Note most of the issues described in this section can be automatically solved by Sweave2knitr().

Some features of Sweave were dropped in knitr and some were changed, including:

For logical options, only TRUE/FALSE/T/F are supported (the first two are recommended), and true/false will not work, e.g., eval=FALSE is OK, and eval=false is not (unless there is an R object named false which happens to take a logical value). Chunk reference using <<chunk-label>> is still available, and there are other approaches for reusing chunks, e.g., use the new option ref.label or the function run_chunk(); chunk references can be recursive (see the demo chunk reference).

Besides, the LaTeX style file Sweave.sty was dropped as well; it has brought too much confusion to users since it is shipped with R instead of LaTeX; knitr has built-in styles using standard LaTeX packages, and users are free to change them using hooks.

For inline R code as in \Sexpr{}, knitr will automatically format the results – too big or too small numbers will be written in scientific notations (e.g. $3.14 \times 10^{-5}$ instead of the less readable 3.14e-05; see output demo).
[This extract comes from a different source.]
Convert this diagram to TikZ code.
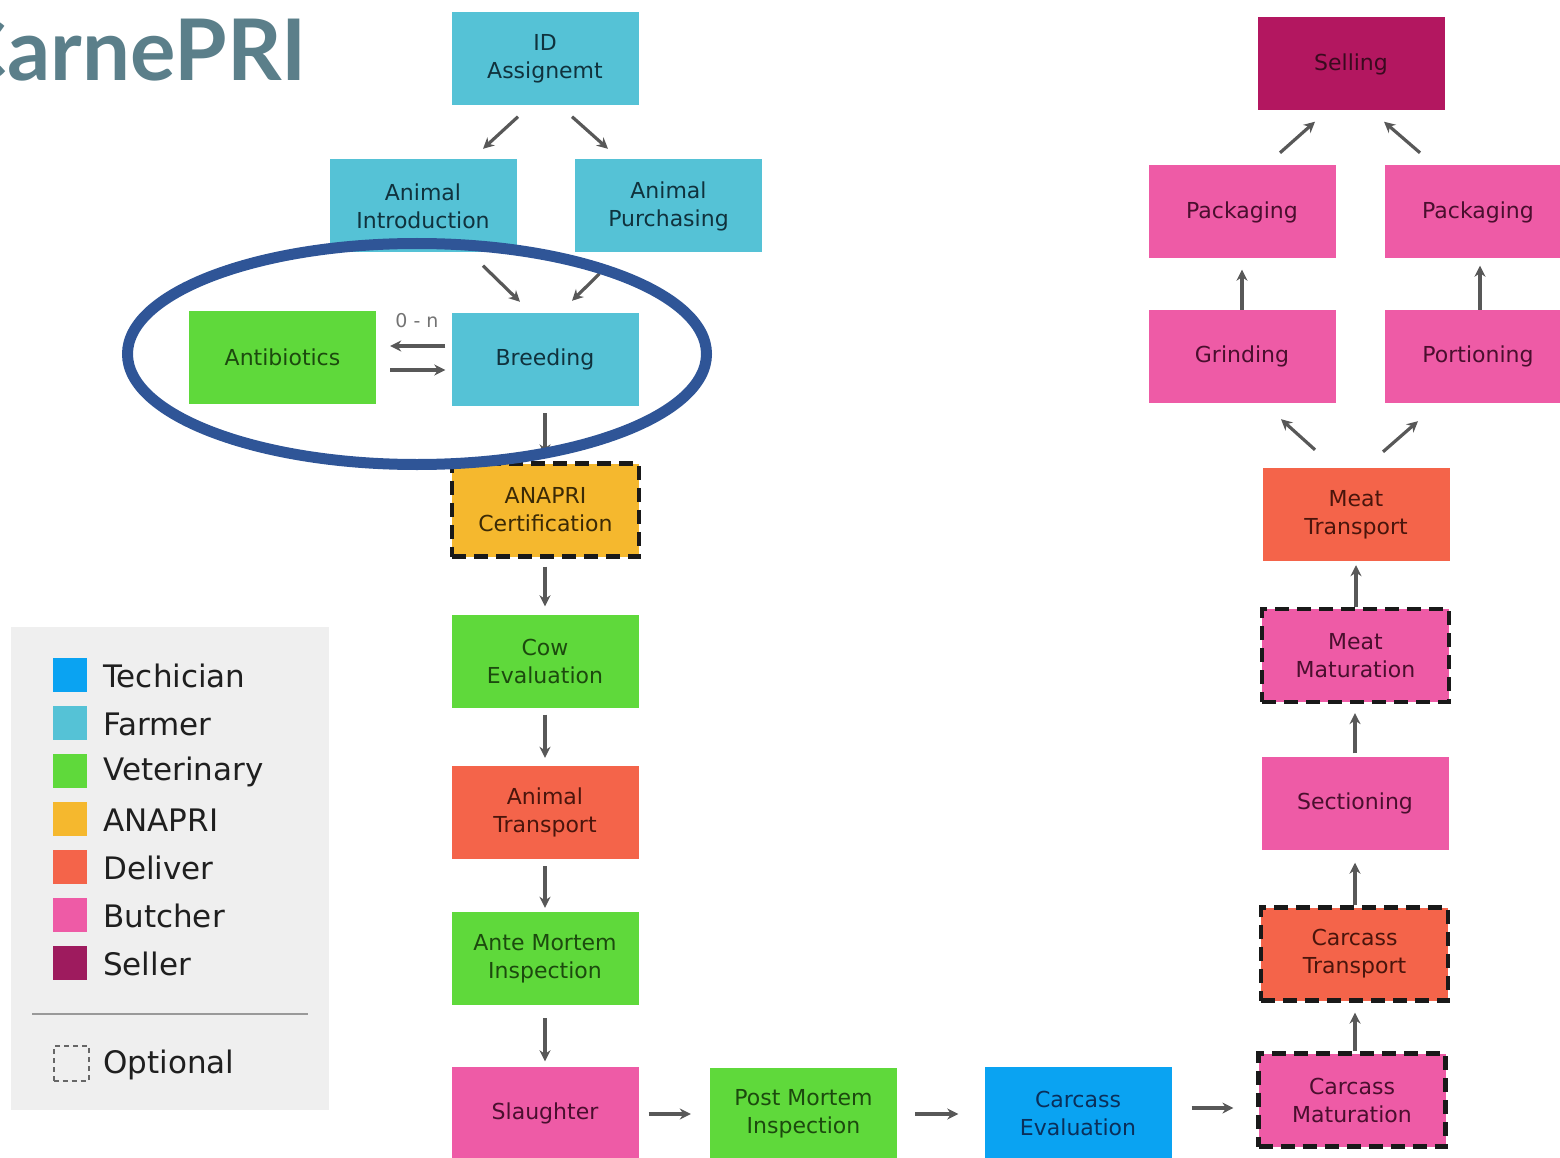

We can also call purl() to extract R code, which is similar to Stangle().

Some answers to Sweave FAQ’s from vignette('Sweave', package='utils') are different in knitr:

Note knitr does not check the encoding of the input document using the tricks in Sweave like using \usepackage[foo]{inputenc}. You have to specify the encoding explicitly if you are not using the native encoding in your system, e.g. knit('foo.Rnw', encoding = 'GBK').

Compatibility with pgfSweave

dev='tikz' in knitr means tikz=TRUE in pgfSweave, and external=TRUE was implemented differently – the cache of tikz graphics is moved to the R level instead of relying on the LaTeX package tikz (if a tikz plot is externalized, knitr will try to compile it to PDF immediately and use \includegraphics{filename} to insert it into the output; in comparison, external=FALSE uses \input{filename.tikz}); this frees the users from the GNU make utility and understanding tikz externalization.

Compatibility with cacheSweave

Cache was implemented in knitr with functions in base R (e.g., lazyLoad()) and does not rely on other add-on packages; for cached chunks, the results from the last run will be loaded and written into the output, and this is more consistent with the default behavior of R code (users may wonder why print(x) does not produce any output for cached chunks; plots in cached chunks will still be in the output as well). However, bear in mind that not all side-effects can be cached; see the cache page.

Sweave as a subset of knitr

The design of knitr is highly modularized so that even if you want to go back to the Sweave style, you are always free to do so with a single function in your chunk:

<<setup, include=FALSE, cache=FALSE>>=
render_sweave()
@

This tells knitr that you miss the good old Sweave.sty and Sinput/Soutput environments, and knitr is ready to use them for your output. It is just a matter of output hooks, which is orthogonal to other steps in the whole process.